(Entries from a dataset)
****************************************
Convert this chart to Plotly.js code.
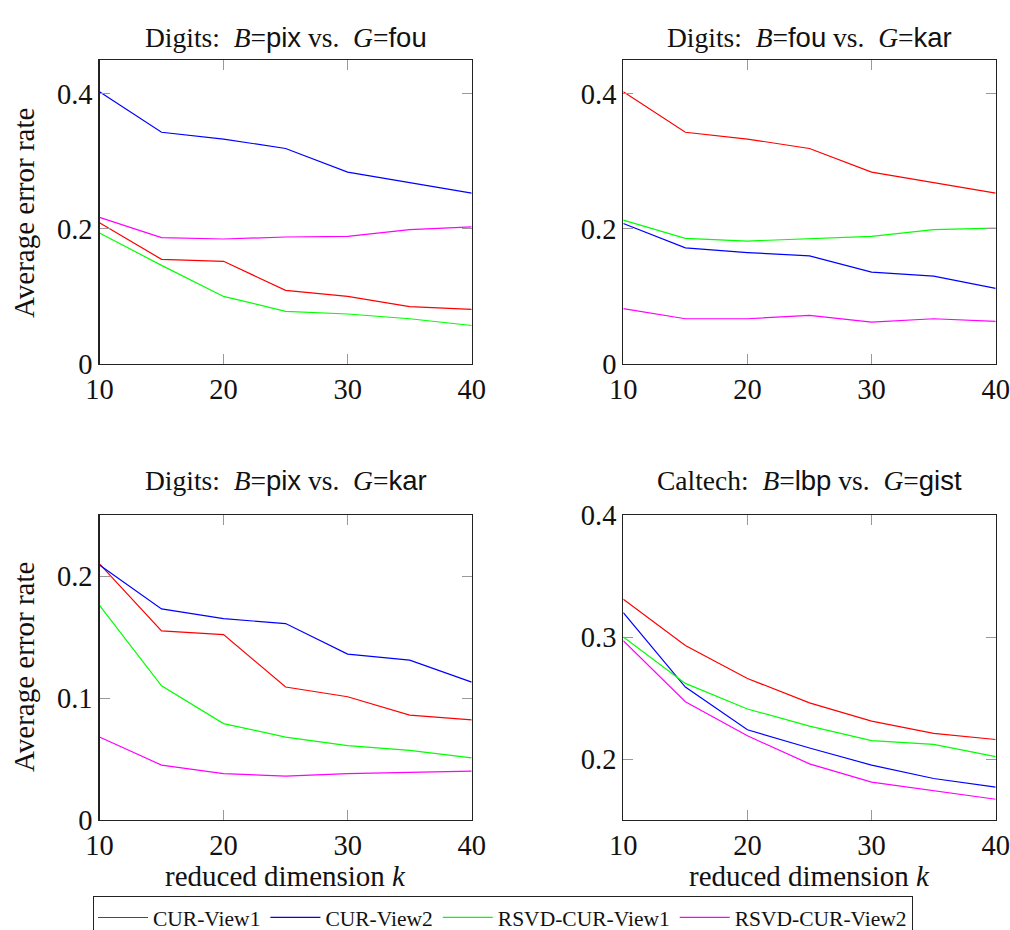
<!DOCTYPE html>
<html>
<head>
<meta charset="utf-8">
<script src="https://cdn.plot.ly/plotly-3.0.1.min.js"></script>
<style>html,body{margin:0;padding:0;background:#fff;overflow:hidden;}</style>
</head>
<body>
<div id="chart" style="width:1010px;height:960px;"></div>
<script>
// ---- data ----
const kValues = [10, 15, 20, 25, 30, 35, 40];
const seriesNames = ["CUR-View1", "CUR-View2", "RSVD-CUR-View1", "RSVD-CUR-View2"];
const seriesColors = ["#ff0000", "#0000ff", "#00ff00", "#ff00ff"];

// Digits: B=pix vs. G=fou
const pixFouCur1  = [0.209, 0.155, 0.152, 0.109, 0.100, 0.085, 0.081];
const pixFouCur2  = [0.403, 0.343, 0.333, 0.319, 0.284, 0.268, 0.253];
const pixFouRsvd1 = [0.194, 0.146, 0.100, 0.078, 0.074, 0.067, 0.057];
const pixFouRsvd2 = [0.217, 0.187, 0.185, 0.188, 0.189, 0.199, 0.203];

// Digits: B=fou vs. G=kar
const fouKarCur1  = [0.403, 0.343, 0.333, 0.319, 0.284, 0.268, 0.253];
const fouKarCur2  = [0.208, 0.172, 0.165, 0.160, 0.136, 0.130, 0.112];
const fouKarRsvd1 = [0.213, 0.186, 0.182, 0.185, 0.189, 0.199, 0.201];
const fouKarRsvd2 = [0.082, 0.067, 0.067, 0.072, 0.062, 0.067, 0.063];

// Digits: B=pix vs. G=kar
const pixKarCur1  = [0.210, 0.155, 0.152, 0.109, 0.101, 0.086, 0.082];
const pixKarCur2  = [0.209, 0.173, 0.165, 0.161, 0.136, 0.131, 0.113];
const pixKarRsvd1 = [0.176, 0.110, 0.079, 0.068, 0.061, 0.057, 0.051];
const pixKarRsvd2 = [0.068, 0.045, 0.038, 0.036, 0.038, 0.039, 0.040];

// Caltech: B=lbp vs. G=gist
const lbpGistCur1  = [0.331, 0.293, 0.266, 0.246, 0.231, 0.221, 0.216];
const lbpGistCur2  = [0.320, 0.259, 0.224, 0.209, 0.195, 0.184, 0.177];
const lbpGistRsvd1 = [0.300, 0.262, 0.241, 0.227, 0.215, 0.212, 0.202];
const lbpGistRsvd2 = [0.297, 0.247, 0.219, 0.196, 0.181, 0.174, 0.167];

const xTicks = [10, 20, 30, 40];
const yTicksTop = [0, 0.2, 0.4];
const yTicksPixKar = [0, 0.1, 0.2];
const yTicksCaltech = [0.2, 0.3, 0.4];

// ---- build ----
const panels = [
  {data: [pixFouCur1, pixFouCur2, pixFouRsvd1, pixFouRsvd2], xa: "x", ya: "y"},
  {data: [fouKarCur1, fouKarCur2, fouKarRsvd1, fouKarRsvd2], xa: "x2", ya: "y2"},
  {data: [pixKarCur1, pixKarCur2, pixKarRsvd1, pixKarRsvd2], xa: "x3", ya: "y3"},
  {data: [lbpGistCur1, lbpGistCur2, lbpGistRsvd1, lbpGistRsvd2], xa: "x4", ya: "y4"}
];

const traces = [];
panels.forEach((p, pi) => {
  p.data.forEach((vals, si) => {
    traces.push({
      x: kValues, y: vals, xaxis: p.xa, yaxis: p.ya,
      type: "scatter", mode: "lines",
      name: seriesNames[si],
      legendgroup: seriesNames[si],
      showlegend: pi === 0,
      line: {color: seriesColors[si], width: 1.2}
    });
  });
});

const serif = "'Liberation Serif', 'Times New Roman', serif";
const sans = "'Liberation Sans', Arial, sans-serif";

function xAxis(domain, anchor) {
  return {
    domain: domain, anchor: anchor, range: [10, 40],
    tickvals: xTicks, ticktext: xTicks.map(String),
    ticks: "inside", ticklen: 10, tickcolor: "#999", tickwidth: 1,
    showline: true, linecolor: "#222", linewidth: 1.2, mirror: "ticks",
    showgrid: false, zeroline: false,
    tickfont: {family: serif, size: 28.5, color: "#111"},
    automargin: false
  };
}
function yAxis(domain, anchor, range, ticks) {
  return {
    domain: domain, anchor: anchor, range: range,
    tickvals: ticks, ticktext: ticks.map(String),
    ticks: "inside", ticklen: 10, tickcolor: "#999", tickwidth: 1,
    showline: true, linecolor: "#222", linewidth: 1.2, mirror: "ticks",
    showgrid: false, zeroline: false,
    tickfont: {family: serif, size: 28.5, color: "#111"},
    automargin: false
  };
}

// paper is a bit taller than the 930px window so the legend box runs off the bottom edge
const W = 1010, H = 960;
const xd1 = [99.5 / W, 471.7 / W];
const xd2 = [623.3 / W, 995.7 / W];
const ydTop = [1 - 364 / H, 1 - 60 / H];
const ydBot = [1 - 820 / H, 1 - 515 / H];

function title(txt, x, yPx) {
  return {text: txt, x: x, y: 1 - yPx / H, xref: "paper", yref: "paper",
    xanchor: "center", yanchor: "middle", showarrow: false,
    font: {family: serif, size: 27.5, color: "#111"}};
}
const sf = (t) => '<span style="font-family:' + sans + '">' + t + '</span>';

const annotations = [
  title("Digits:  <i>B</i>=" + sf("pix") + " vs.  <i>G</i>=" + sf("fou"), (xd1[0] + xd1[1]) / 2, 37),
  title("Digits:  <i>B</i>=" + sf("fou") + " vs.  <i>G</i>=" + sf("kar"), (xd2[0] + xd2[1]) / 2, 37),
  title("Digits:  <i>B</i>=" + sf("pix") + " vs.  <i>G</i>=" + sf("kar"), (xd1[0] + xd1[1]) / 2, 480),
  title("Caltech:  <i>B</i>=" + sf("lbp") + " vs.  <i>G</i>=" + sf("gist"), (xd2[0] + xd2[1]) / 2, 480),
  {text: "Average error rate", x: 24 / W, y: 1 - 213 / H, xref: "paper", yref: "paper",
    xanchor: "center", yanchor: "middle", textangle: -90, showarrow: false,
    font: {family: serif, size: 29, color: "#111"}},
  {text: "Average error rate", x: 24 / W, y: 1 - 667 / H, xref: "paper", yref: "paper",
    xanchor: "center", yanchor: "middle", textangle: -90, showarrow: false,
    font: {family: serif, size: 29, color: "#111"}},
  {text: "reduced dimension <i>k</i>", x: (xd1[0] + xd1[1]) / 2, y: 1 - 876 / H, xref: "paper", yref: "paper",
    xanchor: "center", yanchor: "middle", showarrow: false,
    font: {family: serif, size: 29, color: "#111"}},
  {text: "reduced dimension <i>k</i>", x: (xd2[0] + xd2[1]) / 2, y: 1 - 876 / H, xref: "paper", yref: "paper",
    xanchor: "center", yanchor: "middle", showarrow: false,
    font: {family: serif, size: 29, color: "#111"}}
];

const layout = {
  width: W, height: H,
  margin: {l: 0, r: 0, t: 0, b: 0},
  paper_bgcolor: "#fff", plot_bgcolor: "#fff",
  showlegend: true,
  legend: {
    orientation: "h", x: 503 / W, xanchor: "center", y: 1 - 896 / H, yanchor: "top",
    bordercolor: "#222", borderwidth: 1, bgcolor: "#fff",
    font: {family: serif, size: 21.5, color: "#111"},
    itemwidth: 50, tracegroupgap: 0
  },
  xaxis: xAxis(xd1, "y"),
  yaxis: yAxis(ydTop, "x", [0, 0.45], yTicksTop),
  xaxis2: xAxis(xd2, "y2"),
  yaxis2: yAxis(ydTop, "x2", [0, 0.45], yTicksTop),
  xaxis3: xAxis(xd1, "y3"),
  yaxis3: yAxis(ydBot, "x3", [0, 0.25], yTicksPixKar),
  xaxis4: xAxis(xd2, "y4"),
  yaxis4: yAxis(ydBot, "x4", [0.15, 0.4], yTicksCaltech),
  annotations: annotations
};

Plotly.newPlot("chart", traces, layout, {staticPlot: true, displayModeBar: false});
</script>
</body>
</html>
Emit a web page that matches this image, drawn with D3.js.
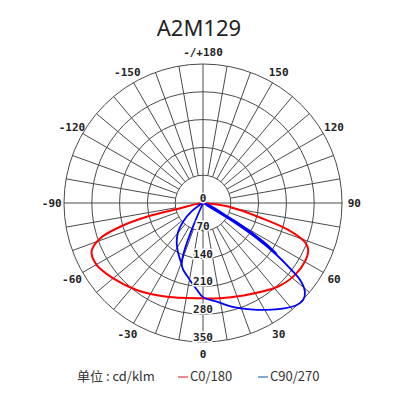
****************************************
With all pictures left out, please transcribe exactly the lines from the start of the material through the line with "const yTicksCaltech = [0.2, 0.3, 0.4];".

> [EXERCISE OUTPUT]:
Convert this chart to Plotly.js code.
<!DOCTYPE html>
<html>
<head>
<meta charset="utf-8">
<script src="https://cdn.plot.ly/plotly-3.0.1.min.js"></script>
<style>html,body{margin:0;padding:0;background:#fff;overflow:hidden;}</style>
</head>
<body>
<div id="chart" style="width:1010px;height:960px;"></div>
<script>
// ---- data ----
const kValues = [10, 15, 20, 25, 30, 35, 40];
const seriesNames = ["CUR-View1", "CUR-View2", "RSVD-CUR-View1", "RSVD-CUR-View2"];
const seriesColors = ["#ff0000", "#0000ff", "#00ff00", "#ff00ff"];

// Digits: B=pix vs. G=fou
const pixFouCur1  = [0.209, 0.155, 0.152, 0.109, 0.100, 0.085, 0.081];
const pixFouCur2  = [0.403, 0.343, 0.333, 0.319, 0.284, 0.268, 0.253];
const pixFouRsvd1 = [0.194, 0.146, 0.100, 0.078, 0.074, 0.067, 0.057];
const pixFouRsvd2 = [0.217, 0.187, 0.185, 0.188, 0.189, 0.199, 0.203];

// Digits: B=fou vs. G=kar
const fouKarCur1  = [0.403, 0.343, 0.333, 0.319, 0.284, 0.268, 0.253];
const fouKarCur2  = [0.208, 0.172, 0.165, 0.160, 0.136, 0.130, 0.112];
const fouKarRsvd1 = [0.213, 0.186, 0.182, 0.185, 0.189, 0.199, 0.201];
const fouKarRsvd2 = [0.082, 0.067, 0.067, 0.072, 0.062, 0.067, 0.063];

// Digits: B=pix vs. G=kar
const pixKarCur1  = [0.210, 0.155, 0.152, 0.109, 0.101, 0.086, 0.082];
const pixKarCur2  = [0.209, 0.173, 0.165, 0.161, 0.136, 0.131, 0.113];
const pixKarRsvd1 = [0.176, 0.110, 0.079, 0.068, 0.061, 0.057, 0.051];
const pixKarRsvd2 = [0.068, 0.045, 0.038, 0.036, 0.038, 0.039, 0.040];

// Caltech: B=lbp vs. G=gist
const lbpGistCur1  = [0.331, 0.293, 0.266, 0.246, 0.231, 0.221, 0.216];
const lbpGistCur2  = [0.320, 0.259, 0.224, 0.209, 0.195, 0.184, 0.177];
const lbpGistRsvd1 = [0.300, 0.262, 0.241, 0.227, 0.215, 0.212, 0.202];
const lbpGistRsvd2 = [0.297, 0.247, 0.219, 0.196, 0.181, 0.174, 0.167];

const xTicks = [10, 20, 30, 40];
const yTicksTop = [0, 0.2, 0.4];
const yTicksPixKar = [0, 0.1, 0.2];
const yTicksCaltech = [0.2, 0.3, 0.4];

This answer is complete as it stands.